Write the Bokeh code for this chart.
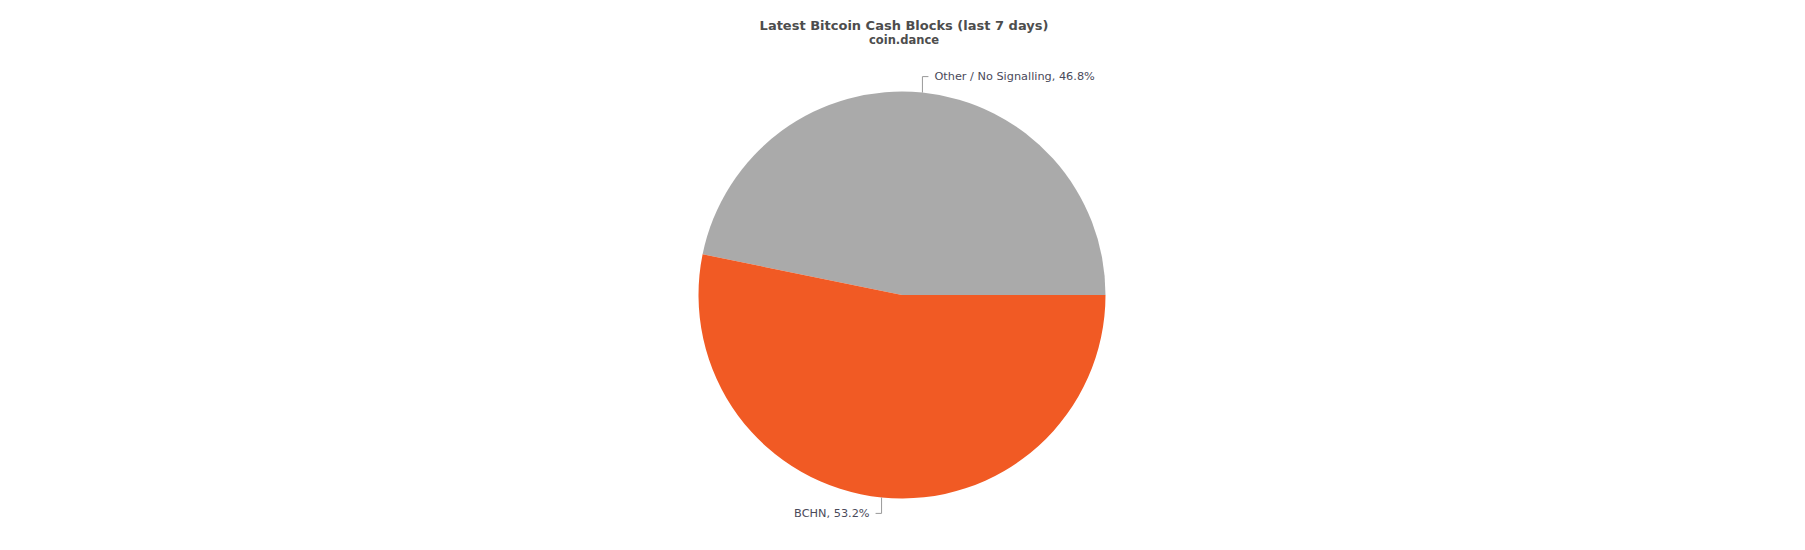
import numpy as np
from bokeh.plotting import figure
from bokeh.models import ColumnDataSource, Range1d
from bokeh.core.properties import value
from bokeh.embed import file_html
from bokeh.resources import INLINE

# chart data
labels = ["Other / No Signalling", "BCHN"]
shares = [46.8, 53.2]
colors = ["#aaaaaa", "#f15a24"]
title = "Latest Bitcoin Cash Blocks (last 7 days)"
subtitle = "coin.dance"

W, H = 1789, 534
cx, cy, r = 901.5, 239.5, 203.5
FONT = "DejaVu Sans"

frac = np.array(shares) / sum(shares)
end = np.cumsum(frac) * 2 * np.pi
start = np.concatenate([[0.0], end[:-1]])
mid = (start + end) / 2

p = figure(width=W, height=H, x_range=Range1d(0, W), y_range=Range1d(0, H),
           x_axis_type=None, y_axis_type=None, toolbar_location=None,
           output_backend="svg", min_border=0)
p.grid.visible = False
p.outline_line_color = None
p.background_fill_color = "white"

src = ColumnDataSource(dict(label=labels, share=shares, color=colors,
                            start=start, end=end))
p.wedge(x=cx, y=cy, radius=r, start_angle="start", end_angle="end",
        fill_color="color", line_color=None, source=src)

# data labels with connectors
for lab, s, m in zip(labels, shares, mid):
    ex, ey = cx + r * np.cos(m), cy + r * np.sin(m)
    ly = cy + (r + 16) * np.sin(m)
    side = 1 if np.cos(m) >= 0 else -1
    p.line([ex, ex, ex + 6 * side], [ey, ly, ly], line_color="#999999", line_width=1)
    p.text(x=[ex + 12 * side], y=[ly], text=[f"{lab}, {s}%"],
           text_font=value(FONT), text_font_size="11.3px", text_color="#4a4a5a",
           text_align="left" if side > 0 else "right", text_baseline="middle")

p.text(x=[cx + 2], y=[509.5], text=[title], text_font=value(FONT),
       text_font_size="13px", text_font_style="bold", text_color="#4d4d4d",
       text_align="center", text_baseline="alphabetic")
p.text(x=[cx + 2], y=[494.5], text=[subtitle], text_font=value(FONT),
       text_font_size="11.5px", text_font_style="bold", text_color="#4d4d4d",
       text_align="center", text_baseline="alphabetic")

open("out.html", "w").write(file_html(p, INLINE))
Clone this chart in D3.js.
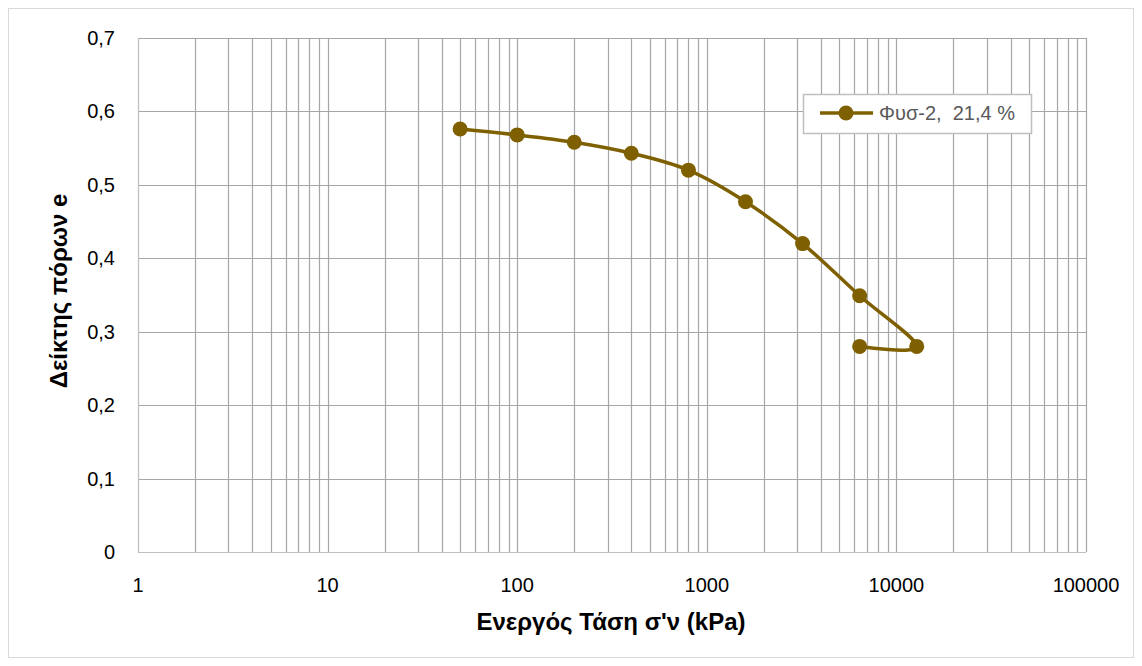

### WHAT TO WORK ON
Copy out every line with the word "chart".

### SOLUTION BELOW
Write the Bokeh code for this chart.
# chart data
Clone this chart in D3.js.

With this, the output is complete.